Steve Pokin: Faced with horrifying scene, jury shows resilience in murder trial:

On Wednesday morning, it was the civic duty of the 12 women and two men in the jury box to look closely at photos of the body of Barbara Foster, who was run over and killed on Nov. 20, 2018.

(Fourteen are in the box because only the judge knows who the two alternates are.)

Deiter Duff, the Greene County medical examiner, calmly used words to describe the pictures, which revealed far more than could ever be said in even a 1,000 grisly words.

. . . .

Years ago, when I was a reporter in Southern California, I wrote a story that had the headline: The Jurors’ Trial.
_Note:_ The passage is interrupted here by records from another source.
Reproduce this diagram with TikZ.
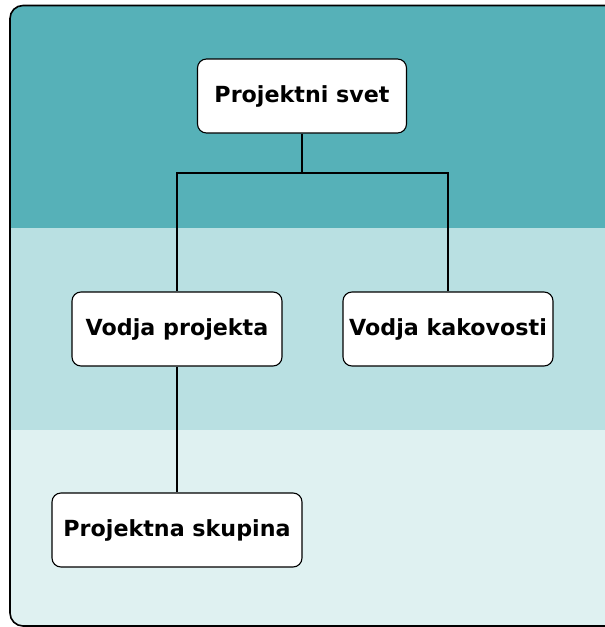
\documentclass[tikz,border=0pt]{standalone}
\usepackage{fontspec}
\setmainfont{DejaVu Sans}
\definecolor{bandA}{HTML}{56B1B8}
\definecolor{bandB}{HTML}{B9E0E2}
\definecolor{bandC}{HTML}{DFF1F1}
\tikzset{
  orgbox/.style={draw=black, line width=1.1pt, fill=white, rounded corners=9pt,
    minimum height=74pt, inner sep=0pt, font=\fontsize{22.2}{25}\selectfont\bfseries},
  link/.style={draw=black, line width=1.1pt}
}
\begin{document}
\begin{tikzpicture}[x=1pt,y=-1pt]
\useasboundingbox (0,0) rectangle (605,627);
\clip (0,0) rectangle (605,627);
\begin{scope}
\clip[rounded corners=13pt] (10,5.5) rectangle (640,626);
\fill[bandA] (0,0) rectangle (640,228);
\fill[bandB] (0,228) rectangle (640,430);
\fill[bandC] (0,430) rectangle (640,640);
\end{scope}
\draw[line width=1.6pt, rounded corners=13pt] (10,5.5) rectangle (640,626);
\node[orgbox, minimum width=209pt] (svet) at (302,96) {Projektni svet};
\node[orgbox, minimum width=210pt] (vp) at (177,329) {Vodja projekta};
\node[orgbox, minimum width=210pt] (vk) at (448,329) {Vodja kakovosti};
\node[orgbox, minimum width=250pt] (ps) at (177,530) {Projektna skupina};
\coordinate (j) at (302,173);
\draw[link] (svet.south) -- (j);
\draw[link] (j) -| (vp.north);
\draw[link] (j) -| (vk.north);
\draw[link] (vp.south) -- (ps.north);
\end{tikzpicture}
\end{document}
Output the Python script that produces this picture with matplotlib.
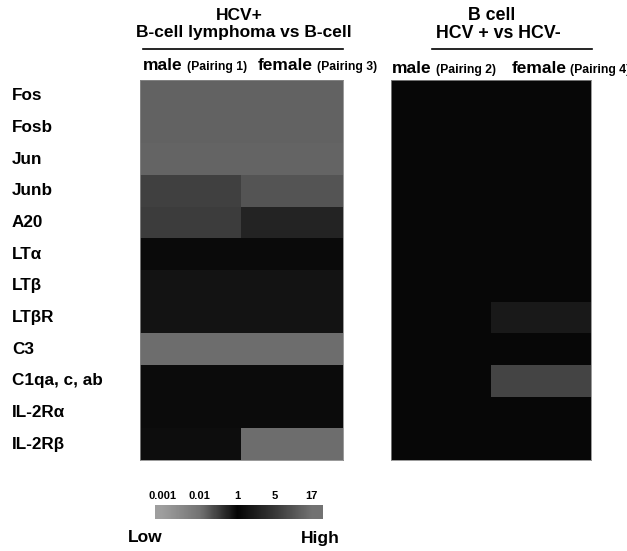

I went back in old court records and found the names of jurors who had served in three or four of the most grisly and/or disturbing murder trials in our coverage area over the past 25 years.

One of the murder victims was a little girl who was assaulted and then strangled with the shoe laces from her tennis shoes. That’s how she was found. That’s the photo the jurors saw.

I wanted to know: Did they still remember the details of the trial? Ten years later? Twenty years later? Would they remember it for the rest of their lives?

Unanimously, of course, they did remember.

They remembered the photos. And the nights they couldn’t sleep because of those photos.

They remembered how random violence and depravity can be.

I was summoned for jury duty this week, but I was excused because I had to make two round trips to Rolla (at $70 gas per) to deposit and withdraw my son from a robotics camp at Missouri University of Science & Technology.

Which is just as well. I don’t know how impartial I could be as a jurist listening to experts saying that cough syrup made her do it.

I get the sense I would do better on civil trials.